Documentation Portal

TrendMiner SaaS with a cloud-hosted data source

In this scenario, a secure connection needs to be established between the TrendMiner SaaS platform hosted in the cloud and data source(s), also hosted in the cloud. 

Architecture schema
SaaS_v2_-_Cloud.png

Example reference architecture for TrendMiner SaaS with a cloud data source 

The need for the Plant Integrations module depends on the cloud data source. Many have a direct connection available that can be configured. For others, custom connections can be created. In this case, the Plant Integrations module needs to be installed on a Windows Server.

Strengths
Considerations
  • Read performance is highly dependent on the architecture. Considerations are highly specific to the specific data lake or cloud data source. Some example considerations for Azure include:

    • Parquet gives much better performance than CSV files

    • Partitioning files time-based significantly improves performance if partitions are used in every query. The optimum between parquet file size and the number of partitions depends on the specific data and the frequency of data points in time series and needs to be investigated case by case.

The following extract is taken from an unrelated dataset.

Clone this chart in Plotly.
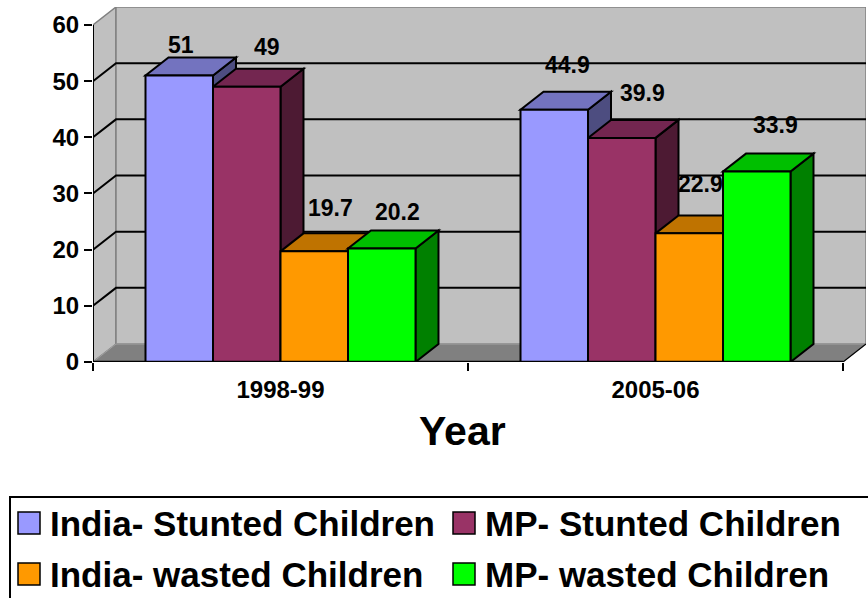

    • It is recommended to look into Hot/Cool/Archive data storage to balance performance versus cost

    • Solutions exist to boost query performance. For example, Dremio improves query performance because it can build “reflections” on top of the data lake data. These are optimized data indices that can be cached in memory and provide huge boosts in query performance. Our advice is to look into a solution that supports this, especially for the more recent data (hours or days) to ensure that plotting requests and monitors on recent data get fast query responses.

    • Any tool that provides JDBC access can potentially be used, but performance might vary depending on the choice.

  • A delay in data ingestion in the cloud data source might cause a delay for monitors in TrendMiner. The ability of the query layer to support returning recent data is required. To achieve monitoring without significant delay, the development of a custom connector may be required.

Datasource connection

Data Lake:

The connection between the cloud data source and TrendMiner is usually done through a query layer. In general, this layer provides JDBC/ODBC connectivity and the ability to run queries (e.g. SQL or KQL) against the data source.

For generic or custom connections, the installation of the Plant Integrations module is required. This module exposes access to read data over a REST-based API (HTTP or HTTPS). TrendMiner only accesses this connector, not the data source directly.

The ingestion flow is outside of the scope of this reference architecture, as it is not important for TrendMiner how data arrives in the data lake, as long as it can be queried.

Cloud-native data sources:

Public Endpoint needs to be available in order to connect to such data sources as AWS IoT SiteWise, Amazon Timestream, Microsoft Azure Data Explorer (Kusto ADX). Connection will be established from TrendMiner SaaS Environment.